** start **

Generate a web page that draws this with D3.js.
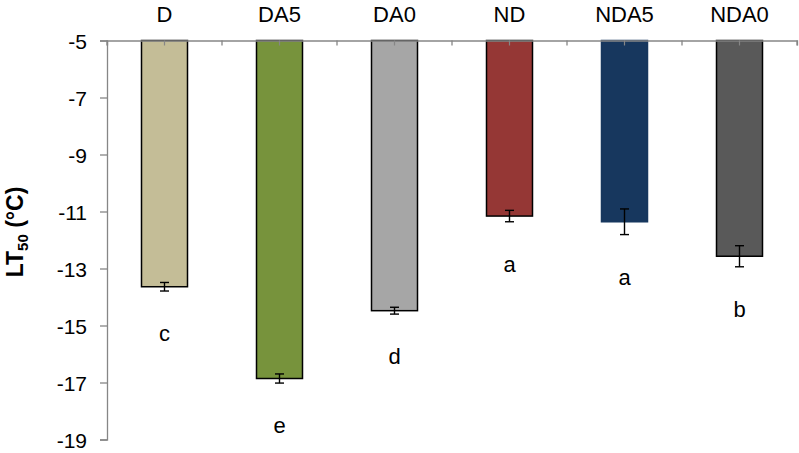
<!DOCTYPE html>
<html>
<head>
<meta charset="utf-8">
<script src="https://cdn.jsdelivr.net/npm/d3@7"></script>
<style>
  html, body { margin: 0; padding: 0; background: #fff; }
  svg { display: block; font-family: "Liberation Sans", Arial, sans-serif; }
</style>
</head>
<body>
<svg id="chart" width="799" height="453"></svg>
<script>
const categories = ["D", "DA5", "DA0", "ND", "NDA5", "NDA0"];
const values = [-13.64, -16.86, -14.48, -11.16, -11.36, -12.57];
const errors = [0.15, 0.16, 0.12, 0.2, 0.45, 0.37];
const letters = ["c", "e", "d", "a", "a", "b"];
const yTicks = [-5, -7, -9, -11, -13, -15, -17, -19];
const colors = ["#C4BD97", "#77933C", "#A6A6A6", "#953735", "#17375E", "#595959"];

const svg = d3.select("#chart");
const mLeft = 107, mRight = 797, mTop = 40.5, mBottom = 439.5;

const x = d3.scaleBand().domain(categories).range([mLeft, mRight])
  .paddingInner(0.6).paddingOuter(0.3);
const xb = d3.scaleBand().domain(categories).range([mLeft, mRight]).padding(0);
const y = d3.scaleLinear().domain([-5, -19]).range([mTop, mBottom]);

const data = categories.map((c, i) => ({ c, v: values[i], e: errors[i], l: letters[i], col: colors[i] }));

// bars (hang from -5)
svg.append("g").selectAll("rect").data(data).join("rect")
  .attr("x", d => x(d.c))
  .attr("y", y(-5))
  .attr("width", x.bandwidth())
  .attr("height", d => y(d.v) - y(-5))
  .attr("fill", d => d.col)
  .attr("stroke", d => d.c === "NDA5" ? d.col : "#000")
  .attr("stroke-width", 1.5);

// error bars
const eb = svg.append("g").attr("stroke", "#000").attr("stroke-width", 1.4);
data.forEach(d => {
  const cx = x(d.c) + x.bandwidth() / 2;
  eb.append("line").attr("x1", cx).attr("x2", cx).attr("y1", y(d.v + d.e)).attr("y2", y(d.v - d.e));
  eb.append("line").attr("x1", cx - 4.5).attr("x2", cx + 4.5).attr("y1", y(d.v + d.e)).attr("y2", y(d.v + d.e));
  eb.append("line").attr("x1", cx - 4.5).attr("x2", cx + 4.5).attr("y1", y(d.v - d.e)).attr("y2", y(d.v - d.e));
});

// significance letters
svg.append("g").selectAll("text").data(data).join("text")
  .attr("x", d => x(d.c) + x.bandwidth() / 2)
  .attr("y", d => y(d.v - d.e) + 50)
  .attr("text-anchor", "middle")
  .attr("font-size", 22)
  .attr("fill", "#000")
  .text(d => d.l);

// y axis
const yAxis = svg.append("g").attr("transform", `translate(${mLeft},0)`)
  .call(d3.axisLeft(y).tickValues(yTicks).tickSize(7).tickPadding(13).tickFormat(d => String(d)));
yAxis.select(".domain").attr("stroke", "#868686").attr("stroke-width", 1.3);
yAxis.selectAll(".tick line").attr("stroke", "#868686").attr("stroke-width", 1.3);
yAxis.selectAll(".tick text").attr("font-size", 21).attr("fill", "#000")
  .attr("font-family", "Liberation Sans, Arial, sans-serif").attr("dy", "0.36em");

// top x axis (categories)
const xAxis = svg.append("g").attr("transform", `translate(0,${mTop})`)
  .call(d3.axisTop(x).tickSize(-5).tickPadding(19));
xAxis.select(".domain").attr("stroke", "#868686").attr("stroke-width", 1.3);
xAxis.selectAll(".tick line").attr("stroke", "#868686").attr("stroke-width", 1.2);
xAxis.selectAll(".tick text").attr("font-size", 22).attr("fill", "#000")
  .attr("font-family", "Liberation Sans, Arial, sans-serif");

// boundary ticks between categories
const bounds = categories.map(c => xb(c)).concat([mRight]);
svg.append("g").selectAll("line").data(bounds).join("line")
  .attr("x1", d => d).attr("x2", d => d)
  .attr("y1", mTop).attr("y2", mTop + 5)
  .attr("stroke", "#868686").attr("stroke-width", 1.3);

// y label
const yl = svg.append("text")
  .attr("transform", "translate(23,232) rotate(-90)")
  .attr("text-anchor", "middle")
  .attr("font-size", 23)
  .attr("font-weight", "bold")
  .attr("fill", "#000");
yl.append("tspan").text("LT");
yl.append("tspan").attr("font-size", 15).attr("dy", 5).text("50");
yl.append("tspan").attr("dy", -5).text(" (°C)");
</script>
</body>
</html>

** end **

Exercise directions = Write the listing above out again exactly, dropping each image.

Solution for this problem =
Generate a web page that draws this with D3.js.
<!DOCTYPE html>
<html>
<head>
<meta charset="utf-8">
<script src="https://cdn.jsdelivr.net/npm/d3@7"></script>
<style>
  html, body { margin: 0; padding: 0; background: #fff; }
  svg { display: block; font-family: "Liberation Sans", Arial, sans-serif; }
</style>
</head>
<body>
<svg id="chart" width="799" height="453"></svg>
<script>
const categories = ["D", "DA5", "DA0", "ND", "NDA5", "NDA0"];
const values = [-13.64, -16.86, -14.48, -11.16, -11.36, -12.57];
const errors = [0.15, 0.16, 0.12, 0.2, 0.45, 0.37];
const letters = ["c", "e", "d", "a", "a", "b"];
const yTicks = [-5, -7, -9, -11, -13, -15, -17, -19];
const colors = ["#C4BD97", "#77933C", "#A6A6A6", "#953735", "#17375E", "#595959"];

const svg = d3.select("#chart");
const mLeft = 107, mRight = 797, mTop = 40.5, mBottom = 439.5;

const x = d3.scaleBand().domain(categories).range([mLeft, mRight])
  .paddingInner(0.6).paddingOuter(0.3);
const xb = d3.scaleBand().domain(categories).range([mLeft, mRight]).padding(0);
const y = d3.scaleLinear().domain([-5, -19]).range([mTop, mBottom]);

const data = categories.map((c, i) => ({ c, v: values[i], e: errors[i], l: letters[i], col: colors[i] }));

// bars (hang from -5)
svg.append("g").selectAll("rect").data(data).join("rect")
  .attr("x", d => x(d.c))
  .attr("y", y(-5))
  .attr("width", x.bandwidth())
  .attr("height", d => y(d.v) - y(-5))
  .attr("fill", d => d.col)
  .attr("stroke", d => d.c === "NDA5" ? d.col : "#000")
  .attr("stroke-width", 1.5);

// error bars
const eb = svg.append("g").attr("stroke", "#000").attr("stroke-width", 1.4);
data.forEach(d => {
  const cx = x(d.c) + x.bandwidth() / 2;
  eb.append("line").attr("x1", cx).attr("x2", cx).attr("y1", y(d.v + d.e)).attr("y2", y(d.v - d.e));
  eb.append("line").attr("x1", cx - 4.5).attr("x2", cx + 4.5).attr("y1", y(d.v + d.e)).attr("y2", y(d.v + d.e));
  eb.append("line").attr("x1", cx - 4.5).attr("x2", cx + 4.5).attr("y1", y(d.v - d.e)).attr("y2", y(d.v - d.e));
});

// significance letters
svg.append("g").selectAll("text").data(data).join("text")
  .attr("x", d => x(d.c) + x.bandwidth() / 2)
  .attr("y", d => y(d.v - d.e) + 50)
  .attr("text-anchor", "middle")
  .attr("font-size", 22)
  .attr("fill", "#000")
  .text(d => d.l);

// y axis
const yAxis = svg.append("g").attr("transform", `translate(${mLeft},0)`)
  .call(d3.axisLeft(y).tickValues(yTicks).tickSize(7).tickPadding(13).tickFormat(d => String(d)));
yAxis.select(".domain").attr("stroke", "#868686").attr("stroke-width", 1.3);
yAxis.selectAll(".tick line").attr("stroke", "#868686").attr("stroke-width", 1.3);
yAxis.selectAll(".tick text").attr("font-size", 21).attr("fill", "#000")
  .attr("font-family", "Liberation Sans, Arial, sans-serif").attr("dy", "0.36em");

// top x axis (categories)
const xAxis = svg.append("g").attr("transform", `translate(0,${mTop})`)
  .call(d3.axisTop(x).tickSize(-5).tickPadding(19));
xAxis.select(".domain").attr("stroke", "#868686").attr("stroke-width", 1.3);
xAxis.selectAll(".tick line").attr("stroke", "#868686").attr("stroke-width", 1.2);
xAxis.selectAll(".tick text").attr("font-size", 22).attr("fill", "#000")
  .attr("font-family", "Liberation Sans, Arial, sans-serif");

// boundary ticks between categories
const bounds = categories.map(c => xb(c)).concat([mRight]);
svg.append("g").selectAll("line").data(bounds).join("line")
  .attr("x1", d => d).attr("x2", d => d)
  .attr("y1", mTop).attr("y2", mTop + 5)
  .attr("stroke", "#868686").attr("stroke-width", 1.3);

// y label
const yl = svg.append("text")
  .attr("transform", "translate(23,232) rotate(-90)")
  .attr("text-anchor", "middle")
  .attr("font-size", 23)
  .attr("font-weight", "bold")
  .attr("fill", "#000");
yl.append("tspan").text("LT");
yl.append("tspan").attr("font-size", 15).attr("dy", 5).text("50");
yl.append("tspan").attr("dy", -5).text(" (°C)");
</script>
</body>
</html>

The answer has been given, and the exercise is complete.